Written task
Please transcribe the data that follows without the pictures, keeping every word the same.

── Source data

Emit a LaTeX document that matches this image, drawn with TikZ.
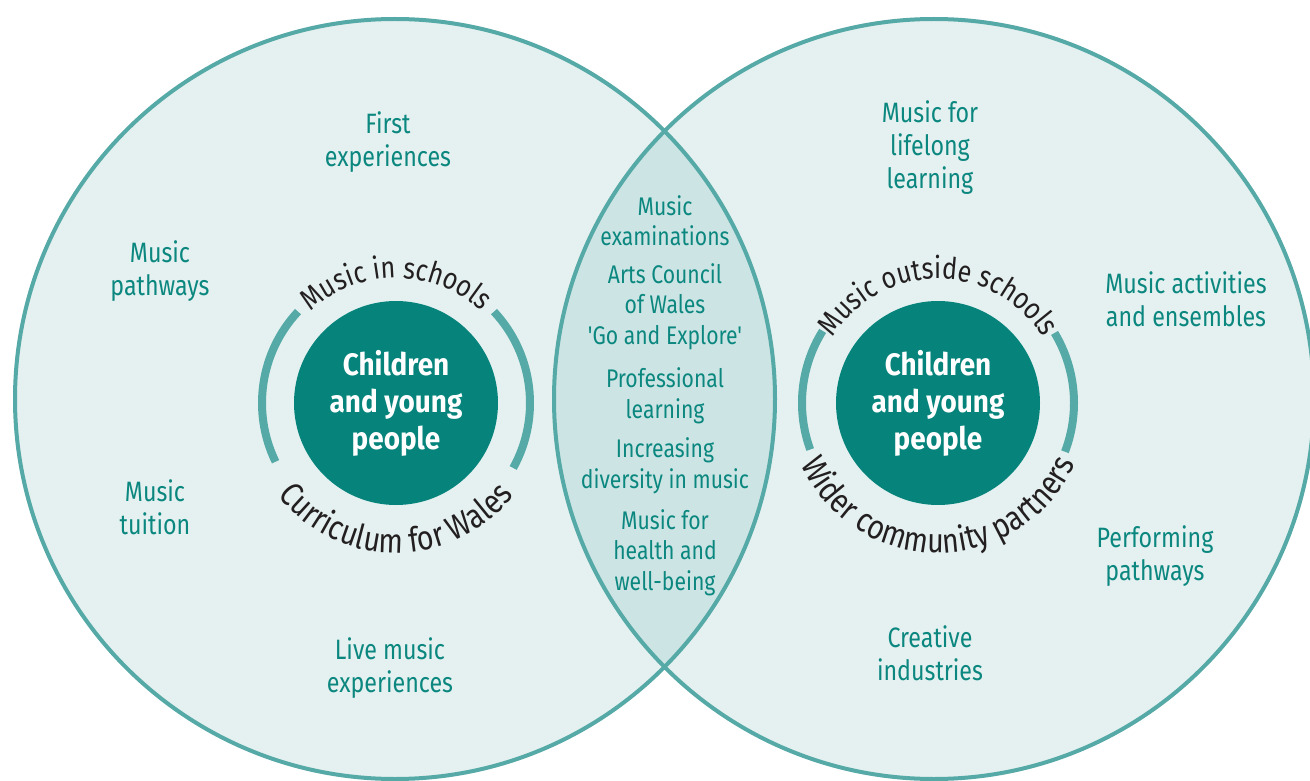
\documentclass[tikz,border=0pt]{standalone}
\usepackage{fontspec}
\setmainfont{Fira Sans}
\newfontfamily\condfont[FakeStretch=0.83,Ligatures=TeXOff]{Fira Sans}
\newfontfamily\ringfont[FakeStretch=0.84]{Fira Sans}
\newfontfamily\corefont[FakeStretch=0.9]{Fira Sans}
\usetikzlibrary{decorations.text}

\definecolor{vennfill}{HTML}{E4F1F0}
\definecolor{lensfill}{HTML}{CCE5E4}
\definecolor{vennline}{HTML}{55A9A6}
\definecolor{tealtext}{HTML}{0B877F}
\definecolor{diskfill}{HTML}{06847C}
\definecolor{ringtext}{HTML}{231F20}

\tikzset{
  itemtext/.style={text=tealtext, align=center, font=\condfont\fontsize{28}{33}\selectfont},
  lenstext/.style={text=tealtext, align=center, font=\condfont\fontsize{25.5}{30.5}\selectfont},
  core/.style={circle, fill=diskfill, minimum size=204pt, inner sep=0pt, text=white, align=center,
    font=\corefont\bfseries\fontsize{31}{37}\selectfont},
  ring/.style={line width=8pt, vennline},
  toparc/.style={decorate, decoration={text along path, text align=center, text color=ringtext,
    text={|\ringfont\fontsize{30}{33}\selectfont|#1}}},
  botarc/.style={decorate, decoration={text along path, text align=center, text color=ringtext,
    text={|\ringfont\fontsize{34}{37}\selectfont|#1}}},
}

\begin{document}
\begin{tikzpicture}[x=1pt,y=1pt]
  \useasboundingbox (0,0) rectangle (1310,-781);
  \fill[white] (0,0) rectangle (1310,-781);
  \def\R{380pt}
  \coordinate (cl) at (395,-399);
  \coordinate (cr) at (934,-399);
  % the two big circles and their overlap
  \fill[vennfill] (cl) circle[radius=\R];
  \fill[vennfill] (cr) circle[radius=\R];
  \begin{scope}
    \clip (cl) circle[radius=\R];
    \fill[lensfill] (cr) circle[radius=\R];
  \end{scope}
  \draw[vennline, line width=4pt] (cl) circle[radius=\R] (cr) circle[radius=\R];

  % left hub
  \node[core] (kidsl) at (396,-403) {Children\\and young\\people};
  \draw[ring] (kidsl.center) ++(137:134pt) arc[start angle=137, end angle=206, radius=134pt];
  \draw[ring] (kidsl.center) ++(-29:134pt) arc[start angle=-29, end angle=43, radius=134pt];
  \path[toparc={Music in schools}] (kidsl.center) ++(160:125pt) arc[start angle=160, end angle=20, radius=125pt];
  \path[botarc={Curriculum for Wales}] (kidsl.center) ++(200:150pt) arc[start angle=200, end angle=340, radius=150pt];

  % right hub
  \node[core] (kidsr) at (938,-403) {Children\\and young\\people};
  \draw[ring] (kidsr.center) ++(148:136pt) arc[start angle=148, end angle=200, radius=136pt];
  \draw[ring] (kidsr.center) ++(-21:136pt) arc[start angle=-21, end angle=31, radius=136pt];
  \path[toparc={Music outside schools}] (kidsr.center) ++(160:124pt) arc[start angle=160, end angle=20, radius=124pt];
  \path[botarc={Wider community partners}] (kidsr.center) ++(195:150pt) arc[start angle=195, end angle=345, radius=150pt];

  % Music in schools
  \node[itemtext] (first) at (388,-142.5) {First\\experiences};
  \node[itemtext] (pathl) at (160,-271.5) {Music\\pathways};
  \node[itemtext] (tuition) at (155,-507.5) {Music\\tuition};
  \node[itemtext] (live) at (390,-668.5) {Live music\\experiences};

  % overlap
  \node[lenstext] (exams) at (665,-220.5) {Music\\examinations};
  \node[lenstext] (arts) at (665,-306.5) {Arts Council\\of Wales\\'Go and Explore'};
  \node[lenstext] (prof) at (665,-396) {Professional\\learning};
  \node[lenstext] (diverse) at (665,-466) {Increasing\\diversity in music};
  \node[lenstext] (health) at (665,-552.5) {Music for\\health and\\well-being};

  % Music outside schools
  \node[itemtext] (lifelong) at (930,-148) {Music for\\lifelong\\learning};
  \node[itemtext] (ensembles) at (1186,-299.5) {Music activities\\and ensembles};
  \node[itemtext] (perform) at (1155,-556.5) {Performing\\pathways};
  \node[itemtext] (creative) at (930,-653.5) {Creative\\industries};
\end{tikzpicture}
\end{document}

────

Response to the exercise
Emit a LaTeX document that matches this image, drawn with TikZ.
\documentclass[tikz,border=0pt]{standalone}
\usepackage{fontspec}
\setmainfont{Fira Sans}
\newfontfamily\condfont[FakeStretch=0.83,Ligatures=TeXOff]{Fira Sans}
\newfontfamily\ringfont[FakeStretch=0.84]{Fira Sans}
\newfontfamily\corefont[FakeStretch=0.9]{Fira Sans}
\usetikzlibrary{decorations.text}

\definecolor{vennfill}{HTML}{E4F1F0}
\definecolor{lensfill}{HTML}{CCE5E4}
\definecolor{vennline}{HTML}{55A9A6}
\definecolor{tealtext}{HTML}{0B877F}
\definecolor{diskfill}{HTML}{06847C}
\definecolor{ringtext}{HTML}{231F20}

\tikzset{
  itemtext/.style={text=tealtext, align=center, font=\condfont\fontsize{28}{33}\selectfont},
  lenstext/.style={text=tealtext, align=center, font=\condfont\fontsize{25.5}{30.5}\selectfont},
  core/.style={circle, fill=diskfill, minimum size=204pt, inner sep=0pt, text=white, align=center,
    font=\corefont\bfseries\fontsize{31}{37}\selectfont},
  ring/.style={line width=8pt, vennline},
  toparc/.style={decorate, decoration={text along path, text align=center, text color=ringtext,
    text={|\ringfont\fontsize{30}{33}\selectfont|#1}}},
  botarc/.style={decorate, decoration={text along path, text align=center, text color=ringtext,
    text={|\ringfont\fontsize{34}{37}\selectfont|#1}}},
}

\begin{document}
\begin{tikzpicture}[x=1pt,y=1pt]
  \useasboundingbox (0,0) rectangle (1310,-781);
  \fill[white] (0,0) rectangle (1310,-781);
  \def\R{380pt}
  \coordinate (cl) at (395,-399);
  \coordinate (cr) at (934,-399);
  % the two big circles and their overlap
  \fill[vennfill] (cl) circle[radius=\R];
  \fill[vennfill] (cr) circle[radius=\R];
  \begin{scope}
    \clip (cl) circle[radius=\R];
    \fill[lensfill] (cr) circle[radius=\R];
  \end{scope}
  \draw[vennline, line width=4pt] (cl) circle[radius=\R] (cr) circle[radius=\R];

  % left hub
  \node[core] (kidsl) at (396,-403) {Children\\and young\\people};
  \draw[ring] (kidsl.center) ++(137:134pt) arc[start angle=137, end angle=206, radius=134pt];
  \draw[ring] (kidsl.center) ++(-29:134pt) arc[start angle=-29, end angle=43, radius=134pt];
  \path[toparc={Music in schools}] (kidsl.center) ++(160:125pt) arc[start angle=160, end angle=20, radius=125pt];
  \path[botarc={Curriculum for Wales}] (kidsl.center) ++(200:150pt) arc[start angle=200, end angle=340, radius=150pt];

  % right hub
  \node[core] (kidsr) at (938,-403) {Children\\and young\\people};
  \draw[ring] (kidsr.center) ++(148:136pt) arc[start angle=148, end angle=200, radius=136pt];
  \draw[ring] (kidsr.center) ++(-21:136pt) arc[start angle=-21, end angle=31, radius=136pt];
  \path[toparc={Music outside schools}] (kidsr.center) ++(160:124pt) arc[start angle=160, end angle=20, radius=124pt];
  \path[botarc={Wider community partners}] (kidsr.center) ++(195:150pt) arc[start angle=195, end angle=345, radius=150pt];

  % Music in schools
  \node[itemtext] (first) at (388,-142.5) {First\\experiences};
  \node[itemtext] (pathl) at (160,-271.5) {Music\\pathways};
  \node[itemtext] (tuition) at (155,-507.5) {Music\\tuition};
  \node[itemtext] (live) at (390,-668.5) {Live music\\experiences};

  % overlap
  \node[lenstext] (exams) at (665,-220.5) {Music\\examinations};
  \node[lenstext] (arts) at (665,-306.5) {Arts Council\\of Wales\\'Go and Explore'};
  \node[lenstext] (prof) at (665,-396) {Professional\\learning};
  \node[lenstext] (diverse) at (665,-466) {Increasing\\diversity in music};
  \node[lenstext] (health) at (665,-552.5) {Music for\\health and\\well-being};

  % Music outside schools
  \node[itemtext] (lifelong) at (930,-148) {Music for\\lifelong\\learning};
  \node[itemtext] (ensembles) at (1186,-299.5) {Music activities\\and ensembles};
  \node[itemtext] (perform) at (1155,-556.5) {Performing\\pathways};
  \node[itemtext] (creative) at (930,-653.5) {Creative\\industries};
\end{tikzpicture}
\end{document}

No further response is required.